Par un jugement n° 1715470 du 30 décembre 2020, le Tribunal administratif de Paris a annulé la décision du 7 juin 2017 du président de l'Autorité de contrôle des nuisances aéroportuaires, prononcé une amende administrative d'un montant de 34 000 euros à l'encontre de la société Vueling Airlines et rejeté le surplus des conclusions de la requête ainsi que les conclusions présentées par l'ACNUSA sur le fondement de l'article L. 761-1 du code de justice administrative.
Procédure devant la Cour :
Par une requête enregistrée le 24 février 2021, la compagnie Vueling Airlines demande à la Cour :
1°) de confirmer l'article 1er du jugement, et d'annuler ses articles 2 et 3 ;
2°) de mettre à la charge de l'Etat une somme de 2 000 euros en application de l'article L761-1 du code de justice administrative.
Elle soutient que :
- le juge administratif ne pouvait exercer son office de plein contentieux en prononçant une nouvelle sanction dès lors que la procédure était entachée d'irrégularité du fait de l'incompétence de l'ACNUSA pour connaitre du manquement en cause, en méconnaissance notamment du principe de légalité des délits et des peines et d'application stricte de la loi pénale ;
- la sanction prononcée résulte d'une dénaturation dès lors qu'il est impossible de savoir si l'heure du manquement correspond à celle de la présence de l'aéronef sur l'aire de stationnement ou sur le point de stationnement.
Par un mémoire en défense enregistré le 19 novembre 2021, l'Autorité de contrôle des nuisances aéroportuaires (ACNUSA), représentée par la SCP Lyon-Caen et Thiriez, avocats aux conseils, demande à la Cour :
1°) de rejeter la requête ;
2°) de mettre à la charge de la Compagnie Vueling Airlines une somme de 3 000 euros en application de l'article L761-1 du code de justice administrative.
Elle soutient que :
- les moyens de la requête ne sont pas fondés.

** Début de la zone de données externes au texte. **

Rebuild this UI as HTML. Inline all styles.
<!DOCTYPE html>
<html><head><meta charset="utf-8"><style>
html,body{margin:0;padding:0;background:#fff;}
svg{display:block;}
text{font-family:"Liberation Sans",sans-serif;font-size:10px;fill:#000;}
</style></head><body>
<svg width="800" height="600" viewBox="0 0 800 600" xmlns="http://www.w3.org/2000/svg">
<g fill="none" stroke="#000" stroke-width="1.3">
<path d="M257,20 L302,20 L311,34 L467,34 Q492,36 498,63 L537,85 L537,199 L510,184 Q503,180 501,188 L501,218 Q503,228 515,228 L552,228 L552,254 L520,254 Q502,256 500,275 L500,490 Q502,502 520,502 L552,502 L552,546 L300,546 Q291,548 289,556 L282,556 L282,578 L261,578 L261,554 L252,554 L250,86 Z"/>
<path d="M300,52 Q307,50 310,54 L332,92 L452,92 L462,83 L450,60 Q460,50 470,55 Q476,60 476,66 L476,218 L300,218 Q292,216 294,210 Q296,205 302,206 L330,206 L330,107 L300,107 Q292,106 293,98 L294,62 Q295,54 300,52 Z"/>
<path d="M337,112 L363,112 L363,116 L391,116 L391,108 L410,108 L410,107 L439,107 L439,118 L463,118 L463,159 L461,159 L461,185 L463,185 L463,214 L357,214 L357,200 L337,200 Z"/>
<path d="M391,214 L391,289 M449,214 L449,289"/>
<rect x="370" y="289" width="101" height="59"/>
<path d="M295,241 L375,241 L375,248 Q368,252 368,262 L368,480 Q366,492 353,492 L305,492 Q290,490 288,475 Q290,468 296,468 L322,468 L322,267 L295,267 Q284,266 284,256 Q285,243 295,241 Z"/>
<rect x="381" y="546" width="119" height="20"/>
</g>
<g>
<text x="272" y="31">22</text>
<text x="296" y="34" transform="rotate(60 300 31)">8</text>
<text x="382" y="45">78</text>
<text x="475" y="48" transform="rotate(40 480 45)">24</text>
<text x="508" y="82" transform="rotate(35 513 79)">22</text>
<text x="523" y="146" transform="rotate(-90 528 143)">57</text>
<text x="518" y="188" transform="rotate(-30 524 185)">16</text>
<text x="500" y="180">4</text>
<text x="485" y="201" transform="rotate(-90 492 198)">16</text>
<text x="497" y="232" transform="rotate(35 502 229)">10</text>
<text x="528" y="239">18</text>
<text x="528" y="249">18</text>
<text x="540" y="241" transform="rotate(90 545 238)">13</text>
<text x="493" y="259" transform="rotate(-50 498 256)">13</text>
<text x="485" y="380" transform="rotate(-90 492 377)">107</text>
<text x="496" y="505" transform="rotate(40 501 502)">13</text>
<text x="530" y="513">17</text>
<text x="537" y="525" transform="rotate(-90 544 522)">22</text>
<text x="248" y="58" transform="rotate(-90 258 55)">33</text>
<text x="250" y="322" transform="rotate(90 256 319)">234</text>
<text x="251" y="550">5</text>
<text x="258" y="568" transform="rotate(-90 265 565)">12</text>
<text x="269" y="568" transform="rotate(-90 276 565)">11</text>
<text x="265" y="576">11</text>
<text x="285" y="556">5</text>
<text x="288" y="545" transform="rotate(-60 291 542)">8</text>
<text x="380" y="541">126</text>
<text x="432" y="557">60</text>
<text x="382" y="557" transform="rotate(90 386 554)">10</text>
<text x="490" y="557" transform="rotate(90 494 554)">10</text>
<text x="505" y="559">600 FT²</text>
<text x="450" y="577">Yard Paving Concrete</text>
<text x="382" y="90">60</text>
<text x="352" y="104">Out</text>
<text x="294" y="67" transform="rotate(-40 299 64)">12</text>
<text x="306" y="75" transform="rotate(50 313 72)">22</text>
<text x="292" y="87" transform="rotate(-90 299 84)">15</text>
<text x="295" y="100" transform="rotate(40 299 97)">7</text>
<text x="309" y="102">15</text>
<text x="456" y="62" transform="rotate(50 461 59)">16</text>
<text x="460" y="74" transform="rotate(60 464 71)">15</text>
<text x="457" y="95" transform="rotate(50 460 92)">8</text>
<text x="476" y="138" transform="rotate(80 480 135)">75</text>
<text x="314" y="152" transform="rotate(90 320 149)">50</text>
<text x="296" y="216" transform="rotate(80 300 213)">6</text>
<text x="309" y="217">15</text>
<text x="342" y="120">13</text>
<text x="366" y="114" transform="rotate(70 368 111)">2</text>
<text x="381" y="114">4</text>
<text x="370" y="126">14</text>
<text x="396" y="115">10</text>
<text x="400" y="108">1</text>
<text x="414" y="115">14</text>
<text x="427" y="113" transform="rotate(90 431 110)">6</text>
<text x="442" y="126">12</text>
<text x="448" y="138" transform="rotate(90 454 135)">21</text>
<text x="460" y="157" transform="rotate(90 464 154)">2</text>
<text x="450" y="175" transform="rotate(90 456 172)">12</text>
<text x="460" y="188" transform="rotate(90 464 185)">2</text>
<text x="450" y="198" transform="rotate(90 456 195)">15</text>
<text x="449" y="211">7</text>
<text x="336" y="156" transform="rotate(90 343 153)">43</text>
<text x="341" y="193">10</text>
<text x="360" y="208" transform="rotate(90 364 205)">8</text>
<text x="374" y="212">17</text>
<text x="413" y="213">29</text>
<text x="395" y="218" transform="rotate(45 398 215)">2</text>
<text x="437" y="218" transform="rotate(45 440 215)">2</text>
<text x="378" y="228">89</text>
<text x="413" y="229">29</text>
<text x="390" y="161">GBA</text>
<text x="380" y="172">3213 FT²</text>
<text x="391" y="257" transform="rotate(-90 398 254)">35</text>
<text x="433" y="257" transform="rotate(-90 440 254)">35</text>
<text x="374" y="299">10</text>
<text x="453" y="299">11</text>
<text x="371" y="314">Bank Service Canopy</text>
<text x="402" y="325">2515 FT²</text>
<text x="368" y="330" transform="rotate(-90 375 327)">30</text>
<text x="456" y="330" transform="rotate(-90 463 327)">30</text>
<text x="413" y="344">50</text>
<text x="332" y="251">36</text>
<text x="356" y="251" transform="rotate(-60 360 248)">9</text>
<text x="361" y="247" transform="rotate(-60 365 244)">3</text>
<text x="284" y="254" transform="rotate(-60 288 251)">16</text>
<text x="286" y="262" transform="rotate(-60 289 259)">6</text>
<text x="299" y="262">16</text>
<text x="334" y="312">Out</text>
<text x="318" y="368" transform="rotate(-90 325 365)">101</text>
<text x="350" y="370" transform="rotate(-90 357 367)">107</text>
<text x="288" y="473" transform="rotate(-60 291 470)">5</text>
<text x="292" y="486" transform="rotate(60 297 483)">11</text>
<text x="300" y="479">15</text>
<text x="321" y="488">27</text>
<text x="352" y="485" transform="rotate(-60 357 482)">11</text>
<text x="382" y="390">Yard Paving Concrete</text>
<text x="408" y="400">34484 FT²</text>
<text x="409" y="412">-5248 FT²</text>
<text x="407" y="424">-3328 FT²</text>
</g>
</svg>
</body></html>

Par une ordonnance du 29 novembre 2021, la clôture de l'instruction a été fixée au
20 janvier 2022.
Vu les autres pièces du dossier.
Vu :
- la convention européenne de sauvegarde des droits de l'homme et des libertés fondamentales ;
- le code des transports ;
- le code de l'aviation civile ;
- le code de justice administrative.
Les parties ont été régulièrement averties du jour de l'audience.

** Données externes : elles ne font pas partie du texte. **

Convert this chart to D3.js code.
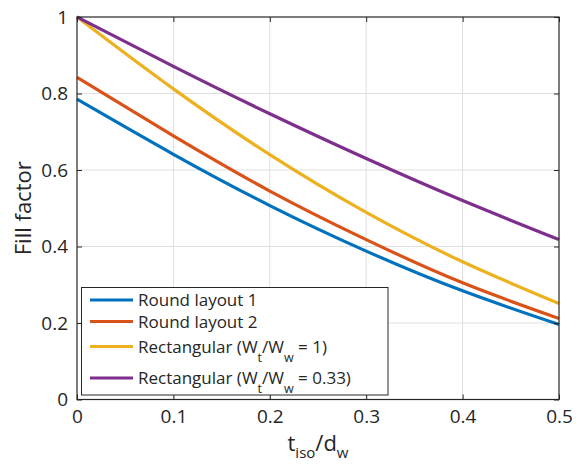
<!DOCTYPE html>
<html>
<head>
<meta charset="utf-8">
<script src="https://cdn.jsdelivr.net/npm/d3@7"></script>
<style>
  body { margin: 0; background: #fff; }
  text { font-family: "Open Sans", "Noto Sans", sans-serif; fill: #262626; }
</style>
</head>
<body>
<svg id="chart" width="584" height="466"></svg>
<script>
/***********************************************************************/
// Data

var tIso = [0, 0.1, 0.2, 0.3, 0.4, 0.5];
var round1 = [0.785, 0.641, 0.507, 0.388, 0.284, 0.196];
var round2 = [0.842, 0.689, 0.545, 0.418, 0.305, 0.212];
var rect1 = [1.0, 0.812, 0.640, 0.489, 0.360, 0.251];
var rect033 = [1.0, 0.871, 0.747, 0.630, 0.520, 0.418];

var xTicks = [0, 0.1, 0.2, 0.3, 0.4, 0.5];
var yTicks = [0, 0.2, 0.4, 0.6, 0.8, 1];

var seriesNames = [
  ['Round layout 1'],
  ['Round layout 2'],
  ['Rectangular (W', 't', '/W', 'w', ' = 1)'],
  ['Rectangular (W', 't', '/W', 'w', ' = 0.33)']
];
var seriesValues = [round1, round2, rect1, rect033];
var colors = ['#0072BD', '#D95319', '#EDB120', '#7E2F8E'];

/***********************************************************************/
// Layout

var plot = { left: 77, right: 559, top: 17, bottom: 399.5 };

var svg = d3.select('#chart');

var x = d3.scaleLinear().domain([0, 0.5]).range([plot.left, plot.right]);
var y = d3.scaleLinear().domain([0, 1]).range([plot.bottom, plot.top]);

// grid
svg.append('g').selectAll('line').data(xTicks.slice(1, -1)).join('line')
  .attr('x1', d => x(d)).attr('x2', d => x(d))
  .attr('y1', plot.top).attr('y2', plot.bottom)
  .attr('stroke', '#dfdfdf').attr('stroke-width', 1);
svg.append('g').selectAll('line').data(yTicks.slice(1, -1)).join('line')
  .attr('x1', plot.left).attr('x2', plot.right)
  .attr('y1', d => y(d)).attr('y2', d => y(d))
  .attr('stroke', '#dfdfdf').attr('stroke-width', 1);

// lines
var line = d3.line()
  .x((d, i) => x(tIso[i]))
  .y(d => y(d))
  .curve(d3.curveNatural);

svg.append('g').selectAll('path').data(seriesValues).join('path')
  .attr('d', d => line(d))
  .attr('fill', 'none')
  .attr('stroke', (d, i) => colors[i])
  .attr('stroke-width', 3.2);

// axes (box with inward ticks)
var tick = 5;
var axisColor = '#262626';

svg.append('g').attr('transform', 'translate(0,' + plot.bottom + ')')
  .call(d3.axisBottom(x).tickValues(xTicks).tickSizeInner(-tick).tickSizeOuter(0).tickPadding(10).tickFormat(d3.format('')))
  .call(g => g.select('.domain').remove())
  .call(g => g.selectAll('line').attr('stroke', axisColor))
  .call(g => g.selectAll('text').attr('font-size', 19).attr('fill', axisColor).style('font-family', '"Open Sans", sans-serif'));

svg.append('g').attr('transform', 'translate(' + plot.left + ',0)')
  .call(d3.axisLeft(y).tickValues(yTicks).tickSizeInner(-tick).tickSizeOuter(0).tickPadding(9).tickFormat(d3.format('')))
  .call(g => g.select('.domain').remove())
  .call(g => g.selectAll('line').attr('stroke', axisColor))
  .call(g => g.selectAll('text').attr('font-size', 19).attr('fill', axisColor).style('font-family', '"Open Sans", sans-serif'));

svg.append('g').attr('transform', 'translate(0,' + plot.top + ')')
  .call(d3.axisTop(x).tickValues(xTicks).tickSizeInner(-tick).tickSizeOuter(0).tickFormat(''))
  .call(g => g.select('.domain').remove())
  .call(g => g.selectAll('line').attr('stroke', axisColor));

svg.append('g').attr('transform', 'translate(' + plot.right + ',0)')
  .call(d3.axisRight(y).tickValues(yTicks).tickSizeInner(-tick).tickSizeOuter(0).tickFormat(''))
  .call(g => g.select('.domain').remove())
  .call(g => g.selectAll('line').attr('stroke', axisColor));

svg.append('rect')
  .attr('x', plot.left).attr('y', plot.top)
  .attr('width', plot.right - plot.left).attr('height', plot.bottom - plot.top)
  .attr('fill', 'none').attr('stroke', axisColor).attr('stroke-width', 1.2);

// axis labels
svg.append('text')
  .attr('transform', 'translate(31,' + ((plot.top + plot.bottom) / 2) + ') rotate(-90)')
  .attr('text-anchor', 'middle')
  .attr('font-size', 22)
  .text('Fill factor');

var xl = svg.append('text')
  .attr('x', x(0.25)).attr('y', 451)
  .attr('text-anchor', 'middle')
  .attr('font-size', 22);
xl.append('tspan').text('t');
xl.append('tspan').attr('font-size', 15).attr('dy', 7).text('iso');
xl.append('tspan').attr('dy', -7).text('/d');
xl.append('tspan').attr('font-size', 15).attr('dy', 7).text('w');

/***********************************************************************/
// Legend

var legend = svg.append('g');
legend.append('rect')
  .attr('x', 81.5).attr('y', 287.5).attr('width', 306.5).attr('height', 107.5)
  .attr('fill', '#fff').attr('stroke', axisColor).attr('stroke-width', 1);

var legendY = [300, 321.5, 346.5, 378];

seriesNames.forEach((parts, i) => {
  legend.append('line')
    .attr('x1', 90).attr('x2', 133)
    .attr('y1', legendY[i]).attr('y2', legendY[i])
    .attr('stroke', colors[i]).attr('stroke-width', 3.2);
  var t = legend.append('text')
    .attr('x', 138).attr('y', legendY[i] + 6)
    .attr('font-size', 17);
  parts.forEach((p, j) => {
    var ts = t.append('tspan').text(p);
    if (j === 1 || j === 3) ts.attr('font-size', 12.5).attr('dy', 9);
    if (j === 2 || j === 4) ts.attr('dy', -9);
  });
});
</script>
</body>
</html>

Ont été entendus au cours de l'audience publique :
- le rapport de Mme Labetoulle,
- les conclusions de Mme Mach, rapporteure publique,
- et les observations de Me Thiriez pour l'Autorité de contrôle des nuisances aéroportuaires (ACNUSA).
Considérant ce qui suit :
1. Par une décision n°17/281-1608CDG6692 en date du 7 juin 2017, l'Autorité de contrôle des nuisances aéroportuaires (ACNUSA) a infligé à la société Vueling Airlines une amende administrative d'un montant de 35 000 euros au titre d'un manquement à l'arrêté du
6 novembre 2003 modifié portant interdiction entre 00 heure et 04h59 des décollages d'aéronefs non programmés pendant ladite période horaire sur l'aérodrome de Paris Charles de Gaulle. La société Vueling Airlines a dès lors saisi le tribunal administratif de Paris qui, par un jugement du 30 décembre 2020, a annulé cette décision du 7 juin 2017 du président de l'Autorité de contrôle des nuisances aéroportuaires, mais, qui, dans le cadre de ses pouvoirs de plein contentieux, s'est substitué à cet organisme pour prononcer une amende administrative d'un montant de
34 000 euros à l'encontre de la société Vueling Airlines. Cette société interjette dès lors appel de ce jugement en tant qu'il a prononcé cette amende.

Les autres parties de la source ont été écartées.